Stated problem:
Repeat the material verbatim. Images are excluded from the copy.

Provided data:
------------------------------------------------------------

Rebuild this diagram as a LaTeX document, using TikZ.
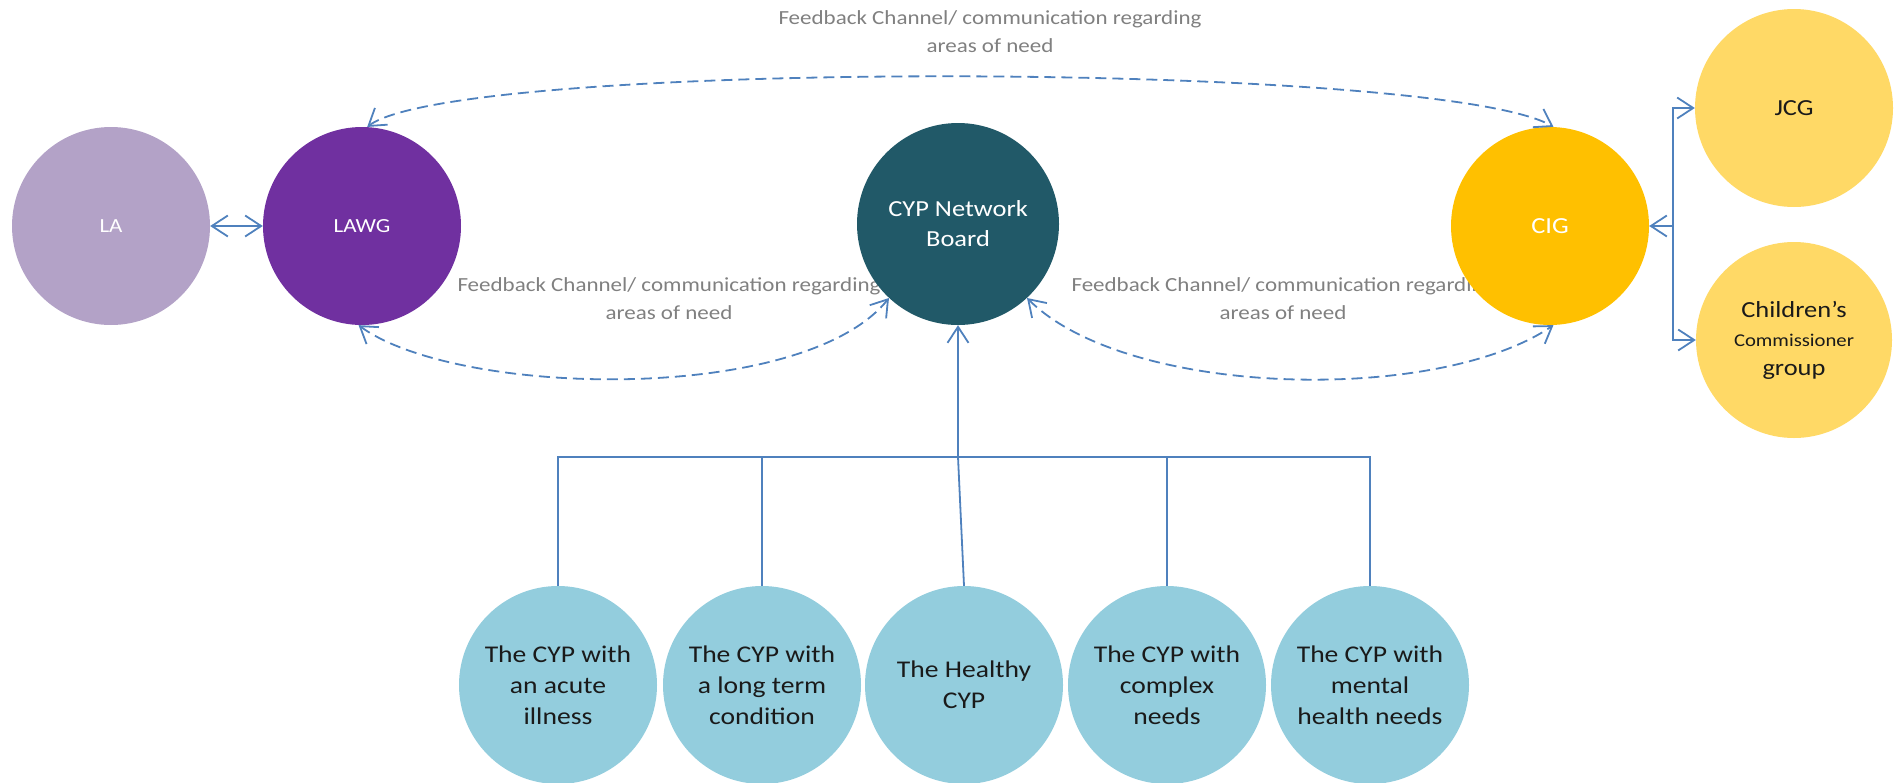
\documentclass[tikz,border=0pt]{standalone}
\usepackage{fontspec}
\setmainfont{Carlito}[FakeStretch=1.15]
\usetikzlibrary{arrows.meta}
\definecolor{laLilac}{HTML}{B3A2C7}
\definecolor{lawgPurple}{HTML}{7030A0}
\definecolor{boardTeal}{HTML}{215968}
\definecolor{cigGold}{HTML}{FFC000}
\definecolor{paleGold}{HTML}{FFD966}
\definecolor{cypBlue}{HTML}{93CDDD}
\definecolor{linkBlue}{HTML}{4F81BD}
\definecolor{noteGray}{HTML}{808080}
\definecolor{inkDark}{HTML}{1A1A1A}

\begin{document}
\begin{tikzpicture}[x=1pt, y=-1pt,
  >={Straight Barb[length=16pt, width=21pt]},
  bubble/.style={circle, minimum size=198pt, inner sep=0pt, align=center},
  link/.style={draw=linkBlue, line width=1.8pt},
  feedback/.style={link, dash pattern=on 11pt off 6pt},
  note/.style={align=center, text=noteGray, font=\fontsize{20}{28}\selectfont},
  cypbubble/.style={bubble, fill=cypBlue, text=inkDark, font=\fontsize{24}{31}\selectfont}
]
\useasboundingbox (0,0) rectangle (1898,782);

% notes on the feedback channels (drawn first so the circles sit over them)
\node[note] (noteTop)   at (990, 32)  {Feedback Channel/ communication regarding\\areas of need};
\node[note] (noteLeft)  at (669, 299) {Feedback Channel/ communication regarding\\areas of need};
\node[note] (noteRight) at (1283, 299) {Feedback Channel/ communication regarding\\areas of need};

% upper row
\node[bubble, fill=laLilac, text=white, font=\fontsize{20}{24}\selectfont] (LA) at (111, 226) {LA};
\node[bubble, fill=lawgPurple, text=white, font=\fontsize{20}{24}\selectfont] (LAWG) at (362, 226) {LAWG};
\node[bubble, minimum size=202pt, fill=boardTeal, text=white, font=\fontsize{23}{30}\selectfont] (CYP) at (958, 224) {CYP Network\\Board};
\node[bubble, fill=cigGold, text=white, font=\fontsize{23}{28}\selectfont] (CIG) at (1550, 226) {CIG};
\node[bubble, fill=paleGold, text=inkDark, font=\fontsize{23}{28}\selectfont] (JCG) at (1794, 108) {JCG};
\node[bubble, minimum size=196pt, fill=paleGold, text=inkDark, font=\fontsize{23}{29}\selectfont] (Comm) at (1794, 340)
  {Children’s\\{\fontsize{18}{29}\selectfont Commissioner}\\group};

% lower row
\node[cypbubble] (acute)   at (558, 685)  {The CYP with\\an acute\\illness};
\node[cypbubble] (longterm) at (762, 685) {The CYP with\\a long term\\condition};
\node[cypbubble] (healthy) at (964, 685)  {The Healthy\\CYP};
\node[cypbubble] (complex) at (1167, 685) {The CYP with\\complex\\needs};
\node[cypbubble] (mental)  at (1370, 685) {The CYP with\\mental\\health needs};

% tree into the network board
\coordinate (bus) at (958, 457);
\draw[link, ->] (bus) -- (CYP.south);
\draw[link] (acute.north) |- (bus);
\draw[link] (longterm.north) |- (bus);
\draw[link] (healthy.north) -- (bus);
\draw[link] (complex.north) |- (bus);
\draw[link] (mental.north) |- (bus);

% LA and LAWG
\draw[link, <->] (LA.east) -- (LAWG.west);

% CIG with JCG and the Children's Commissioner group
\coordinate (hub) at (1673, 226);
\draw[link, ->] (hub) -- (CIG.east);
\draw[link, ->] (hub) |- (JCG.west);
\draw[link, ->] (hub) |- (Comm.west);

% feedback channels
\draw[feedback, <->] (LAWG.87) .. controls +(90,-68) and +(-115,-66) .. (CIG.88);
\draw[feedback, <->] (LAWG.268) .. controls +(98,72) and +(-86,107) .. (CYP.227);
\draw[feedback, <->] (CYP.313) .. controls +(100,100) and +(-116,79) .. (CIG.272);
\end{tikzpicture}
\end{document}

------------------------------------------------------------

Worked answer:
Rebuild this diagram as a LaTeX document, using TikZ.
\documentclass[tikz,border=0pt]{standalone}
\usepackage{fontspec}
\setmainfont{Carlito}[FakeStretch=1.15]
\usetikzlibrary{arrows.meta}
\definecolor{laLilac}{HTML}{B3A2C7}
\definecolor{lawgPurple}{HTML}{7030A0}
\definecolor{boardTeal}{HTML}{215968}
\definecolor{cigGold}{HTML}{FFC000}
\definecolor{paleGold}{HTML}{FFD966}
\definecolor{cypBlue}{HTML}{93CDDD}
\definecolor{linkBlue}{HTML}{4F81BD}
\definecolor{noteGray}{HTML}{808080}
\definecolor{inkDark}{HTML}{1A1A1A}

\begin{document}
\begin{tikzpicture}[x=1pt, y=-1pt,
  >={Straight Barb[length=16pt, width=21pt]},
  bubble/.style={circle, minimum size=198pt, inner sep=0pt, align=center},
  link/.style={draw=linkBlue, line width=1.8pt},
  feedback/.style={link, dash pattern=on 11pt off 6pt},
  note/.style={align=center, text=noteGray, font=\fontsize{20}{28}\selectfont},
  cypbubble/.style={bubble, fill=cypBlue, text=inkDark, font=\fontsize{24}{31}\selectfont}
]
\useasboundingbox (0,0) rectangle (1898,782);

% notes on the feedback channels (drawn first so the circles sit over them)
\node[note] (noteTop)   at (990, 32)  {Feedback Channel/ communication regarding\\areas of need};
\node[note] (noteLeft)  at (669, 299) {Feedback Channel/ communication regarding\\areas of need};
\node[note] (noteRight) at (1283, 299) {Feedback Channel/ communication regarding\\areas of need};

% upper row
\node[bubble, fill=laLilac, text=white, font=\fontsize{20}{24}\selectfont] (LA) at (111, 226) {LA};
\node[bubble, fill=lawgPurple, text=white, font=\fontsize{20}{24}\selectfont] (LAWG) at (362, 226) {LAWG};
\node[bubble, minimum size=202pt, fill=boardTeal, text=white, font=\fontsize{23}{30}\selectfont] (CYP) at (958, 224) {CYP Network\\Board};
\node[bubble, fill=cigGold, text=white, font=\fontsize{23}{28}\selectfont] (CIG) at (1550, 226) {CIG};
\node[bubble, fill=paleGold, text=inkDark, font=\fontsize{23}{28}\selectfont] (JCG) at (1794, 108) {JCG};
\node[bubble, minimum size=196pt, fill=paleGold, text=inkDark, font=\fontsize{23}{29}\selectfont] (Comm) at (1794, 340)
  {Children’s\\{\fontsize{18}{29}\selectfont Commissioner}\\group};

% lower row
\node[cypbubble] (acute)   at (558, 685)  {The CYP with\\an acute\\illness};
\node[cypbubble] (longterm) at (762, 685) {The CYP with\\a long term\\condition};
\node[cypbubble] (healthy) at (964, 685)  {The Healthy\\CYP};
\node[cypbubble] (complex) at (1167, 685) {The CYP with\\complex\\needs};
\node[cypbubble] (mental)  at (1370, 685) {The CYP with\\mental\\health needs};

% tree into the network board
\coordinate (bus) at (958, 457);
\draw[link, ->] (bus) -- (CYP.south);
\draw[link] (acute.north) |- (bus);
\draw[link] (longterm.north) |- (bus);
\draw[link] (healthy.north) -- (bus);
\draw[link] (complex.north) |- (bus);
\draw[link] (mental.north) |- (bus);

% LA and LAWG
\draw[link, <->] (LA.east) -- (LAWG.west);

% CIG with JCG and the Children's Commissioner group
\coordinate (hub) at (1673, 226);
\draw[link, ->] (hub) -- (CIG.east);
\draw[link, ->] (hub) |- (JCG.west);
\draw[link, ->] (hub) |- (Comm.west);

% feedback channels
\draw[feedback, <->] (LAWG.87) .. controls +(90,-68) and +(-115,-66) .. (CIG.88);
\draw[feedback, <->] (LAWG.268) .. controls +(98,72) and +(-86,107) .. (CYP.227);
\draw[feedback, <->] (CYP.313) .. controls +(100,100) and +(-116,79) .. (CIG.272);
\end{tikzpicture}
\end{document}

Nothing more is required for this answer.